◆ **WORK TO BE COMPLETED**
From the first line of the data below through the line holding "Chart.register(...registerables);", output each line exactly and leave the pictures out.
-- Begin --
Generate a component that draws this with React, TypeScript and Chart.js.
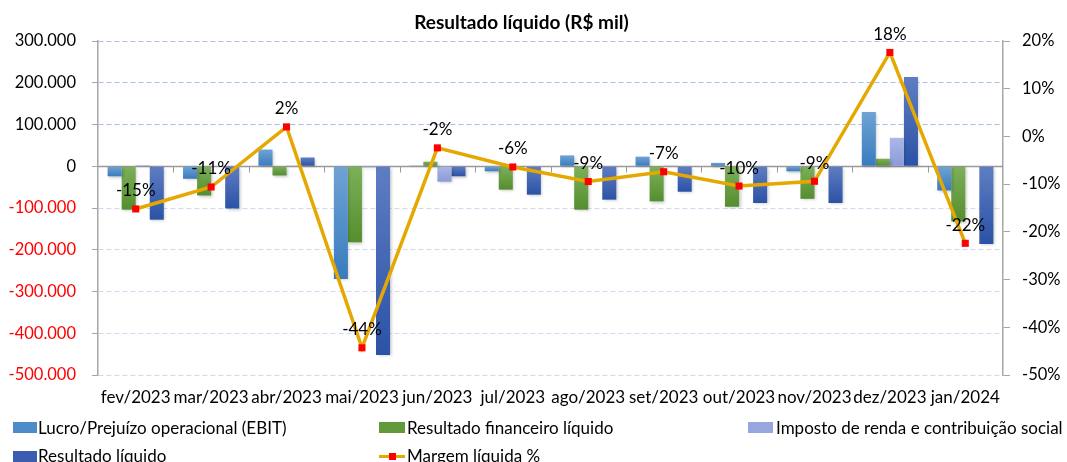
import React, { useEffect, useRef } from "react";
import { Chart, registerables } from "chart.js";

Chart.register(...registerables);

const categories = [
  "fev/2023", "mar/2023", "abr/2023", "mai/2023", "jun/2023", "jul/2023",
  "ago/2023", "set/2023", "out/2023", "nov/2023", "dez/2023", "jan/2024",
];
const ebit = [-24000, -30000, 40000, -270000, 2000, -12000, 26000, 23000, 8000, -12000, 130000, -58000];
const resultadoFinanceiro = [-104000, -70000, -22000, -182000, 11000, -56000, -104000, -84000, -97000, -78000, 18000, -132000];
const impostoRenda = [3000, 0, 2000, -3000, -37000, 1000, 0, 2000, 0, 0, 68000, -1000];
const resultadoLiquido = [-128000, -101000, 21000, -452000, -24000, -68000, -80000, -61000, -88000, -88000, 214000, -186000];
const margemLiquida = [-15.2, -10.6, 2.0, -44.3, -2.4, -6.4, -9.45, -7.4, -10.4, -9.4, 17.6, -22.4];

const leftTicks = { min: -500000, max: 300000, step: 100000 };
const rightTicks = { min: -50, max: 20, step: 10 };

const FONT = "Lato, 'Noto Sans', sans-serif";

function formatThousands(v: number): string {
  const neg = v < 0;
  const s = Math.abs(Math.round(v)).toString().replace(/\B(?=(\d{3})+(?!\d))/g, ".");
  return (neg ? "-" : "") + s;
}

function barGrad(top: string, bottom: string) {
  return (ctx: any) => {
    const chart = ctx.chart;
    const area = chart.chartArea;
    if (!area || ctx.type !== "data") return top;
    const ys = chart.scales.y;
    const v = ctx.raw as number;
    const p0 = ys.getPixelForValue(0);
    const p1 = ys.getPixelForValue(v);
    const y0 = Math.min(p0, p1);
    const y1 = Math.max(p0, p1);
    if (y1 - y0 < 2) return top;
    const g = chart.ctx.createLinearGradient(0, y0, 0, y1);
    g.addColorStop(0, top);
    g.addColorStop(1, bottom);
    return g;
  };
}

const decorPlugin = {
  id: "decor",
  beforeDatasetsDraw(chart: any) {
    const { ctx, chartArea } = chart;
    const ys = chart.scales.y;
    const y0 = Math.round(ys.getPixelForValue(0)) + 0.5;
    ctx.save();
    ctx.strokeStyle = "#999999";
    ctx.lineWidth = 1.5;
    ctx.beginPath();
    ctx.moveTo(chartArea.left, y0);
    ctx.lineTo(chartArea.right, y0);
    ctx.stroke();
    ctx.lineWidth = 1;
    const n = categories.length;
    const w = (chartArea.right - chartArea.left) / n;
    for (let i = 1; i < n; i++) {
      const x = Math.round(chartArea.left + i * w) + 0.5;
      ctx.beginPath();
      ctx.moveTo(x, y0);
      ctx.lineTo(x, y0 + 6);
      ctx.stroke();
    }
    ctx.restore();
  },
  beforeDatasetDraw(chart: any, args: any) {
    if (args.meta.type === "bar") {
      const ctx = chart.ctx;
      ctx.save();
      ctx.shadowColor = "rgba(0,0,0,0.22)";
      ctx.shadowBlur = 3;
      ctx.shadowOffsetX = 1.5;
      ctx.shadowOffsetY = 1.5;
    }
  },
  afterDatasetDraw(chart: any, args: any) {
    if (args.meta.type === "bar") {
      chart.ctx.restore();
    }
  },
  afterDatasetsDraw(chart: any) {
    const { ctx } = chart;
    const meta = chart.getDatasetMeta(4);
    ctx.save();
    ctx.fillStyle = "#000";
    ctx.font = `17px ${FONT}`;
    ctx.textAlign = "center";
    ctx.textBaseline = "middle";
    meta.data.forEach((pt: any, i: number) => {
      const v = margemLiquida[i];
      ctx.fillText(`${Math.round(v)}%`, pt.x, pt.y - 18);
    });
    ctx.restore();
  },
};

const legendItems = [
  { label: "Lucro/Prejuízo operacional (EBIT)", color: "#4F8BC8", left: 13, boxW: 24, textLeft: 38, center: 427.5, type: "box" },
  { label: "Resultado financeiro líquido", color: "#62993D", left: 379, boxW: 26, textLeft: 407, center: 427.5, type: "box" },
  { label: "Imposto de renda e contribuição social", color: "#97A7DE", left: 748, boxW: 25, textLeft: 776, center: 427.5, type: "box" },
  { label: "Resultado líquido", color: "#3C5CB0", left: 13, boxW: 24, textLeft: 38, center: 456, type: "box" },
  { label: "Margem líquida %", color: "#E5A800", left: 379, boxW: 26, textLeft: 407, center: 456, type: "line" },
];

export default function App() {
  const ref = useRef<HTMLCanvasElement | null>(null);

  useEffect(() => {
    if (!ref.current) return;
    const chart = new Chart(ref.current, {
      type: "bar",
      data: {
        labels: categories,
        datasets: [
          { type: "bar", label: "Lucro/Prejuízo operacional (EBIT)", data: ebit, backgroundColor: barGrad("#6FA3D3", "#3A7BBE"), yAxisID: "y", order: 1, categoryPercentage: 0.745, barPercentage: 1 },
          { type: "bar", label: "Resultado financeiro líquido", data: resultadoFinanceiro, backgroundColor: barGrad("#7DB05A", "#548E2E"), yAxisID: "y", order: 1, categoryPercentage: 0.745, barPercentage: 1 },
          { type: "bar", label: "Imposto de renda e contribuição social", data: impostoRenda, backgroundColor: barGrad("#AAB7E7", "#8A9BDA"), yAxisID: "y", order: 1, categoryPercentage: 0.745, barPercentage: 1 },
          { type: "bar", label: "Resultado líquido", data: resultadoLiquido, backgroundColor: barGrad("#5F7DC2", "#2B52A6"), yAxisID: "y", order: 1, categoryPercentage: 0.745, barPercentage: 1 },
          {
            type: "line", label: "Margem líquida %", data: margemLiquida, yAxisID: "y1", order: 0,
            borderColor: "#E5A800", borderWidth: 3.5, backgroundColor: "#FF0000",
            pointStyle: "rect", pointRadius: 5, pointBackgroundColor: "#FF0000", pointBorderColor: "#FF0000", pointBorderWidth: 0,
            tension: 0, fill: false,
          } as any,
        ],
      },
      options: {
        animation: false,
        responsive: false,
        maintainAspectRatio: false,
        layout: { padding: { top: 41, left: 0, right: 0, bottom: 0 } },
        plugins: { legend: { display: false }, title: { display: false }, tooltip: { enabled: false } },
        scales: {
          x: {
            type: "category",
            offset: true,
            grid: { display: false, drawTicks: false },
            border: { display: false },
            ticks: { color: "#000", font: { size: 17, family: FONT }, padding: 12, maxRotation: 0, autoSkip: false },
            afterFit: (s: any) => { s.height = 87; },
          },
          y: {
            type: "linear",
            position: "left",
            min: leftTicks.min,
            max: leftTicks.max,
            ticks: {
              stepSize: leftTicks.step,
              callback: (v: any) => formatThousands(Number(v)),
              color: (c: any) => (c.tick && c.tick.value < 0 ? "#FF0000" : "#000000"),
              font: { size: 16.5, family: FONT },
              padding: 16,
            },
            grid: {
              color: (c: any) => {
                const v = c.tick ? c.tick.value : 0;
                if (v === 0) return "rgba(0,0,0,0)";
                return v > 0 ? "#A9BCEC" : "#D2D8F2";
              },
              lineWidth: 1,
              drawTicks: true,
              tickLength: 6,
              tickColor: "#A6A6A6",
              tickWidth: 1,
            },
            border: { display: true, color: "#A6A6A6", width: 1.5, dash: [5, 3] },
            afterFit: (s: any) => { s.width = 98; },
          },
          y1: {
            type: "linear",
            position: "right",
            min: rightTicks.min,
            max: rightTicks.max,
            ticks: {
              stepSize: rightTicks.step,
              callback: (v: any) => `${v}%`,
              color: "#000",
              font: { size: 16.5, family: FONT },
              padding: 12,
            },
            grid: { drawOnChartArea: false, drawTicks: true, tickLength: 7, tickColor: "#A6A6A6", color: "#A6A6A6" },
            border: { display: true, color: "#A6A6A6", width: 1.5 },
            afterFit: (s: any) => { s.width = 64; },
          },
        },
      },
      plugins: [decorPlugin],
    });
    return () => chart.destroy();
  }, []);

  return (
    <div style={{ position: "fixed", left: 0, top: 0, width: 1067, height: 462, background: "#fff", overflow: "hidden", fontFamily: FONT }}>
      <canvas ref={ref} width={1067} height={462} style={{ position: "absolute", left: 0, top: 0, width: 1067, height: 462 }} />
      <div style={{ position: "absolute", left: 0, width: 1043, top: 10, textAlign: "center", fontWeight: 700, fontSize: 19, lineHeight: "24px", color: "#000" }}>
        Resultado líquido (R$ mil)
      </div>
      {legendItems.map((it) => (
        <React.Fragment key={it.label}>
          {it.type === "box" ? (
            <div style={{ position: "absolute", left: it.left, top: it.center - 5.5, width: it.boxW, height: 11, background: it.color }} />
          ) : (
            <>
              <div style={{ position: "absolute", left: it.left, top: it.center - 1.5, width: it.boxW, height: 3, background: it.color }} />
              <div style={{ position: "absolute", left: it.left + it.boxW / 2 - 3.5, top: it.center - 3.5, width: 7, height: 7, background: "#FF0000" }} />
            </>
          )}
          <div style={{ position: "absolute", left: it.textLeft, top: it.center - 10, height: 20, lineHeight: "20px", fontSize: 17, color: "#000", whiteSpace: "nowrap" }}>
            {it.label}
          </div>
        </React.Fragment>
      ))}
    </div>
  );
}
-- End --
◆ **RESPONSE TO THIS TASK**
Generate a component that draws this with React, TypeScript and Chart.js.
import React, { useEffect, useRef } from "react";
import { Chart, registerables } from "chart.js";

Chart.register(...registerables);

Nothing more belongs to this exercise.